To find out more about what Riders for Health does, click here to download our brochure.
Preventative Maintenance
All of Riders for Health’s programmes are based on preventative maintenance since it is cheaper to keep a vehicle running efficiently than to have to repair it when it breaks down. Crucially, it also means that the link in health care is never broken because a health care worker will never be left without transport to reach his or her communities.
Monthly servicing and daily checks to the vehicle ensure that it always runs to a high level and a supply chain is in place so that the correct replacements parts are always available and can be delivered at the right time. Riders’ teams work on an ‘outreach basis’, travelling out to service the vehicles in the locations in which they run. This means that health workers don’t waste valuable time and resources bringing their vehicles into a garage for servicing, and can spend more time in their communities.
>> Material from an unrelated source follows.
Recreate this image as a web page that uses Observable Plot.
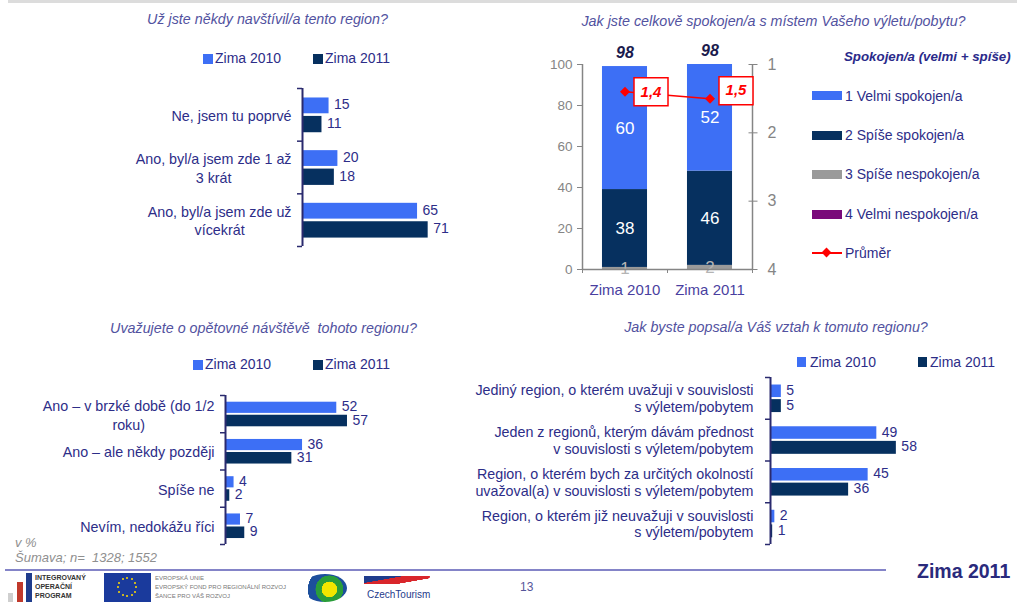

‘There are no breakdowns if you maintain the vehicles on a regular basis. You fix the problems early.’ Riders for Health technician, Zimbabwe.
Training
Riders trains health care workers, (many of whom have never ridden a bicycle before), in safe riding and driving skills, providing them with protective clothing. They also learn how to drive sympathetically to the harsh conditions so that the vehicle continues to run for its intended life span. We only employ African nationals - from our technicians and fleet managers to programme directors - creating local employment. The skills developed with us remain in the community for future generations.
To find out more about our training in Africa, click here.
Cost per kilometre
The exact cost of running a vehicle within Riders’ system is worked out using a cost-per-kilometre calculator, which takes into account all factors from replacement parts and fuel, to maintenance and logistics costs.
This means that there are no unexpected costs across a vehicles life span so our partners can always budget for a transport system making our programmes self-sustaining in the long term.
The benefits
Thanks to Riders system of preventive maintenance, over 1300 vehicles of all kinds – motorcycles, trucks, cars and ambulances – are now running perfectly across seven different counties in Africa, meeting the health care needs of over 10 million people.
'We have had vehicles that just stop working after one year. One year and that’s it. Now they keep working for three years or more.' Director of Planning, Department of State for Health, the Gambia.